Records for the task:

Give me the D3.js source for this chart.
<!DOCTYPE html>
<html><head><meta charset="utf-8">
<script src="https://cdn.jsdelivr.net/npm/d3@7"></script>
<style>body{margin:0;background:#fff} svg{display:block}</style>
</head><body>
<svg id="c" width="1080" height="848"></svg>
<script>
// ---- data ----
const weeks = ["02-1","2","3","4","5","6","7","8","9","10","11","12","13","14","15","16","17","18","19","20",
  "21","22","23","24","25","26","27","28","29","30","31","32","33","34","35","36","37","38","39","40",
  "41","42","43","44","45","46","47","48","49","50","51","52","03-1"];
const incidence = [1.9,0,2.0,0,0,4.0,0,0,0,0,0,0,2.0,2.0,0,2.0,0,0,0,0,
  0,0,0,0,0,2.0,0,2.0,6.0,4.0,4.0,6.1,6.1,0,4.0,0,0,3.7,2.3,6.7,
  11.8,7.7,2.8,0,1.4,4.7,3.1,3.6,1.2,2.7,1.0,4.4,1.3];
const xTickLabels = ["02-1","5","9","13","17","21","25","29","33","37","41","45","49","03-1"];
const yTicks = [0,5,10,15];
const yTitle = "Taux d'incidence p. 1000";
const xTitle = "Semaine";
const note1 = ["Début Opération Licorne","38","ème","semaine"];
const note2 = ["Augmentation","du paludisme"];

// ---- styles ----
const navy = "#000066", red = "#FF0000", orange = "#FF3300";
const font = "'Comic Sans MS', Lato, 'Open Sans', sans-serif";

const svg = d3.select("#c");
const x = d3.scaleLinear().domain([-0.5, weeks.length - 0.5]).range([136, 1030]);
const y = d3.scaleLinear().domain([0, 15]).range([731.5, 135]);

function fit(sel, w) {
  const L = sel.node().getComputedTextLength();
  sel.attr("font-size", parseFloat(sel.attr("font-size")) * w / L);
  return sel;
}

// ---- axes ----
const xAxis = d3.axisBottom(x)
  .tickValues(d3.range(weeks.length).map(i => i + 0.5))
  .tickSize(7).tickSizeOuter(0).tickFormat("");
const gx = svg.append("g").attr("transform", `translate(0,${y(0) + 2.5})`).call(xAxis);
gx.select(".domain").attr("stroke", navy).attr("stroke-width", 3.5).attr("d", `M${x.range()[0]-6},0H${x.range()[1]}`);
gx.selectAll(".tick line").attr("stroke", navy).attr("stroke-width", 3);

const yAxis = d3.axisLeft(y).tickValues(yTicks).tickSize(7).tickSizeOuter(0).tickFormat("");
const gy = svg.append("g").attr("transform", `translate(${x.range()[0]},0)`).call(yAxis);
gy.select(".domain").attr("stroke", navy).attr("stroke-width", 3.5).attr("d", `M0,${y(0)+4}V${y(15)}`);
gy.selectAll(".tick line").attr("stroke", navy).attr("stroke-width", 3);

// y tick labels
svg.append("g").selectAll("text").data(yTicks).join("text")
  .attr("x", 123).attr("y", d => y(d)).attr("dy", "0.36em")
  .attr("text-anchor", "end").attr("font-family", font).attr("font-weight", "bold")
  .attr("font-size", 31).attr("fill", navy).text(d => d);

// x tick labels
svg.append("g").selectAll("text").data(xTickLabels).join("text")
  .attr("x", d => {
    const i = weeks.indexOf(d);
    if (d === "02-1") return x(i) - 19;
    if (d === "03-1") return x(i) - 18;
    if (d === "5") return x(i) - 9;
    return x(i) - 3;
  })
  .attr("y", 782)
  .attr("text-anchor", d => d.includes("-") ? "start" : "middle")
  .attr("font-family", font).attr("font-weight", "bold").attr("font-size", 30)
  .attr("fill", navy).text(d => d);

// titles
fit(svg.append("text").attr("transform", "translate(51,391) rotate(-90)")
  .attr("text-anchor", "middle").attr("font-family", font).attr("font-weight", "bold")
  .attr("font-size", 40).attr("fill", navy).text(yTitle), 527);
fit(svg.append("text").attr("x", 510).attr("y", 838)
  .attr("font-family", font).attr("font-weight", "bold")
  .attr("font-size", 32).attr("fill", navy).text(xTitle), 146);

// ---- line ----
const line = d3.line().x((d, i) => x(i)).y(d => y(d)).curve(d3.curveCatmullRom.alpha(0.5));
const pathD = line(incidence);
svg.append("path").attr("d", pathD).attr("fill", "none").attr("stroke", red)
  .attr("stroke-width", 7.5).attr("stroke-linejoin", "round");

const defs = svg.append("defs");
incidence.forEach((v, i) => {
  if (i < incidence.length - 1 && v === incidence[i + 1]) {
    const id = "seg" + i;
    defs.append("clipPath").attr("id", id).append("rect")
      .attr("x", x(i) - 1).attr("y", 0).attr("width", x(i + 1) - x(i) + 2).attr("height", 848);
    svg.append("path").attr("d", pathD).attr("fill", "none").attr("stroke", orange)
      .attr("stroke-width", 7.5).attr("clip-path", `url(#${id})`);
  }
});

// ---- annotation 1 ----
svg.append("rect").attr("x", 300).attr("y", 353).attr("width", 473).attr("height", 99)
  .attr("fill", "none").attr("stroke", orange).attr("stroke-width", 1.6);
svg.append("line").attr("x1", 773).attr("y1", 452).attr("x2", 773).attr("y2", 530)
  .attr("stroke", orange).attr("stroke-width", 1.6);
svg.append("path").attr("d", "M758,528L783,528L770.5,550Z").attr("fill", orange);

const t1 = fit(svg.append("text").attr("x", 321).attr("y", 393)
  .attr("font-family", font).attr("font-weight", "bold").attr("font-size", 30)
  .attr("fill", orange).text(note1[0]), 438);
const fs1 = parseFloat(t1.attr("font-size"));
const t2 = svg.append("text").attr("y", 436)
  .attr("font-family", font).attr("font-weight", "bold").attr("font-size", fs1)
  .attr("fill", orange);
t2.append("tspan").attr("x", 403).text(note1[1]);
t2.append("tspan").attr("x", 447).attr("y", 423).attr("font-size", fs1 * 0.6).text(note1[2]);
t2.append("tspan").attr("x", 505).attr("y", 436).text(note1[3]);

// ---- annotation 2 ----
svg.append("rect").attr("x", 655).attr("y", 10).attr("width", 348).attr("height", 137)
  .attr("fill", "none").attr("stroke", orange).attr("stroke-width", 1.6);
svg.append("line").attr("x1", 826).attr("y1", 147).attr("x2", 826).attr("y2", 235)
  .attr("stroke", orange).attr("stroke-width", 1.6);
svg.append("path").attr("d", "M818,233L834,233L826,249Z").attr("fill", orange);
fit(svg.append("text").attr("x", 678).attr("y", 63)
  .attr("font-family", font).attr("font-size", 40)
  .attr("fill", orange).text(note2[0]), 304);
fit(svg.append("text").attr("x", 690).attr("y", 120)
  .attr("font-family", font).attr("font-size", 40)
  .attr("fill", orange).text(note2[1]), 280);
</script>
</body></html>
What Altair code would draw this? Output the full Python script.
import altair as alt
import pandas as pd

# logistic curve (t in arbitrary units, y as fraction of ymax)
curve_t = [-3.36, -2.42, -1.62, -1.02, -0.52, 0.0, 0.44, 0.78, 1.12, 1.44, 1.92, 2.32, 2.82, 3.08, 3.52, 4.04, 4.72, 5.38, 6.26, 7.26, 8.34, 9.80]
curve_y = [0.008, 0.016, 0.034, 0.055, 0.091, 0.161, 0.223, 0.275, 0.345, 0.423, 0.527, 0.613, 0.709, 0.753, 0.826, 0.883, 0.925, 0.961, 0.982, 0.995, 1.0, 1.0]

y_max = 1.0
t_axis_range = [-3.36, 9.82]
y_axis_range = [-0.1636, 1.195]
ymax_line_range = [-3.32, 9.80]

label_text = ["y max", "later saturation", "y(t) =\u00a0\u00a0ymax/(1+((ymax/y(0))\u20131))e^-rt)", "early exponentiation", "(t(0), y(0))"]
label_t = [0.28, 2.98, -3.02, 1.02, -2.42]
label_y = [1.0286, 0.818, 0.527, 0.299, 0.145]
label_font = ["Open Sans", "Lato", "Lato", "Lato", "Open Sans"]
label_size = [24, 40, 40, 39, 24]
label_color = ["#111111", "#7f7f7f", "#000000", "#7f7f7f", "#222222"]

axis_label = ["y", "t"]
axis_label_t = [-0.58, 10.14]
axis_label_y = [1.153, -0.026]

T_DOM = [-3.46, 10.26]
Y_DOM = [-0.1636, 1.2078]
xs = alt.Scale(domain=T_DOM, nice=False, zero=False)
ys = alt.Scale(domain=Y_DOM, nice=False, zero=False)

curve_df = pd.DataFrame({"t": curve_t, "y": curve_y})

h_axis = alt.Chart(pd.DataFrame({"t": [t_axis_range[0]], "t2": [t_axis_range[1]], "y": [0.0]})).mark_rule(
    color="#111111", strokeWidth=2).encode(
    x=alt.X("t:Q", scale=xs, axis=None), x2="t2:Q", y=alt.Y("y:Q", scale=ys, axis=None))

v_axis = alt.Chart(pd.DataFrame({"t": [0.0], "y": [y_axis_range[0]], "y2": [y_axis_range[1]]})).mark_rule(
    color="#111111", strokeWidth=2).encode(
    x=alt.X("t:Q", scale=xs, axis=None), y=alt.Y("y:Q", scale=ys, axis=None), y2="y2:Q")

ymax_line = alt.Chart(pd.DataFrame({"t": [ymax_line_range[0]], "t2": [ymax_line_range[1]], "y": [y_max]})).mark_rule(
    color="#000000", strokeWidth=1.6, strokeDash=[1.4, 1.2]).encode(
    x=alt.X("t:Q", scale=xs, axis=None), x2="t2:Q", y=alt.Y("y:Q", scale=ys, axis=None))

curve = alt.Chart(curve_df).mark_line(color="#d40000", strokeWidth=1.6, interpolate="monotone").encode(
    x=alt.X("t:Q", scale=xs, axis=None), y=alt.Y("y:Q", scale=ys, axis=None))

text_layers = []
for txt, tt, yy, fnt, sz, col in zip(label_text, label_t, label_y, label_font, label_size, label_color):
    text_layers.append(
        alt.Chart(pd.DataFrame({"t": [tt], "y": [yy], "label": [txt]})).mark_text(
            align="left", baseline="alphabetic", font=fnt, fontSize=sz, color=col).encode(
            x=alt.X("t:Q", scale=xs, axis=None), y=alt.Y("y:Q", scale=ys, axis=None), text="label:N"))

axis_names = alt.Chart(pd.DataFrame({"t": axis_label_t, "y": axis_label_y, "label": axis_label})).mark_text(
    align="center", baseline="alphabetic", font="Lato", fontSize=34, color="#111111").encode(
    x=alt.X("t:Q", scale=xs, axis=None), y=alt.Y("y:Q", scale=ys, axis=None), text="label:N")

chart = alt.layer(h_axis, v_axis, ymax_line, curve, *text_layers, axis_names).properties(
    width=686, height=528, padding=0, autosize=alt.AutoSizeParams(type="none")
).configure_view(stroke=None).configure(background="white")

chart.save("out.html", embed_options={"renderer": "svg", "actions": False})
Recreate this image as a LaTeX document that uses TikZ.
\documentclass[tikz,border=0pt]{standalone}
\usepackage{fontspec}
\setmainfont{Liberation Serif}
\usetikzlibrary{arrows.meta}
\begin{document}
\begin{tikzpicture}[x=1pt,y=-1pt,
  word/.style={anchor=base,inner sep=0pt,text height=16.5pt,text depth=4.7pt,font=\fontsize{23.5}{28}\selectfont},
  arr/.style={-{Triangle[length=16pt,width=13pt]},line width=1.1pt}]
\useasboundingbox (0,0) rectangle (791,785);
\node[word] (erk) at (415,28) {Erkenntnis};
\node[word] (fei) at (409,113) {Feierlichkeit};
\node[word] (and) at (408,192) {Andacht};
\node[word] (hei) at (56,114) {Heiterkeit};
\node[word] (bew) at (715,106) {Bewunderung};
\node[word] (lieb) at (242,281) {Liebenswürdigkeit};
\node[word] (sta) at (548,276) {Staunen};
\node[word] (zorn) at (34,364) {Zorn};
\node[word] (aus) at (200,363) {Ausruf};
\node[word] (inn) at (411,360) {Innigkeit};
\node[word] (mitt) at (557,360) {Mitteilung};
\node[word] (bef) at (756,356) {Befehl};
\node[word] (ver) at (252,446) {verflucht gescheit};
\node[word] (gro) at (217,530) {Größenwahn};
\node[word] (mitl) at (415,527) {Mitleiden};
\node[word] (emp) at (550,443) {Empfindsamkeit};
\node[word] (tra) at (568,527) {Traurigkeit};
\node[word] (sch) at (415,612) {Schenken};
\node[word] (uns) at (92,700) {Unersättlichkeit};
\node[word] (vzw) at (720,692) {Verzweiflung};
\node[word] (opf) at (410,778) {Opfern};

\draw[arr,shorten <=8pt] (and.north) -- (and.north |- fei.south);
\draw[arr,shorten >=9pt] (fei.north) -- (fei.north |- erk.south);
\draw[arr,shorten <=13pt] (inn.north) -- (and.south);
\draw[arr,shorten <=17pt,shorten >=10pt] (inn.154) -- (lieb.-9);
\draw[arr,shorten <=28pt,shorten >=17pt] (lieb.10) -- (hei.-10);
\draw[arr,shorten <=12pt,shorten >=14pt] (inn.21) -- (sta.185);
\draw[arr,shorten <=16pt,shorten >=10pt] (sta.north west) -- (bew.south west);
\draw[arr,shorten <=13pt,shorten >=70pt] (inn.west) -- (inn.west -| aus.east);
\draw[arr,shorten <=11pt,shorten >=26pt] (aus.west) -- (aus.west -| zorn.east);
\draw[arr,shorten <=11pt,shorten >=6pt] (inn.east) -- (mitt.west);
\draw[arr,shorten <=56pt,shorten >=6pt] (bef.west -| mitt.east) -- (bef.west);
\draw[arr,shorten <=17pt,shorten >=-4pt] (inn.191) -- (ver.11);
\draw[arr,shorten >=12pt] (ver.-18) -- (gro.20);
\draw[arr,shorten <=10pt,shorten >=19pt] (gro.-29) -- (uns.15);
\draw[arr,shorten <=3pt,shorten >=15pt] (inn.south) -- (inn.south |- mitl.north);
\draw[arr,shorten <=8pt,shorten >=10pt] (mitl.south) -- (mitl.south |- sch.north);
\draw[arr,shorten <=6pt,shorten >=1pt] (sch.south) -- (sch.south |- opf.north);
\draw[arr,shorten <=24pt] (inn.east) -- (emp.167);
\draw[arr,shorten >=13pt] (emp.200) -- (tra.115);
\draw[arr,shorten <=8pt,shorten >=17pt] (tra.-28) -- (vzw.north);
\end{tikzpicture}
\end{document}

What you will do:
Transcribe the lines beginning at the one that contains "What Altair code" and ending at the one that contains "0.995, 1.0, 1.0]", with nothing added or left out.

Output of the exercise:
What Altair code would draw this? Output the full Python script.
import altair as alt
import pandas as pd

# logistic curve (t in arbitrary units, y as fraction of ymax)
curve_t = [-3.36, -2.42, -1.62, -1.02, -0.52, 0.0, 0.44, 0.78, 1.12, 1.44, 1.92, 2.32, 2.82, 3.08, 3.52, 4.04, 4.72, 5.38, 6.26, 7.26, 8.34, 9.80]
curve_y = [0.008, 0.016, 0.034, 0.055, 0.091, 0.161, 0.223, 0.275, 0.345, 0.423, 0.527, 0.613, 0.709, 0.753, 0.826, 0.883, 0.925, 0.961, 0.982, 0.995, 1.0, 1.0]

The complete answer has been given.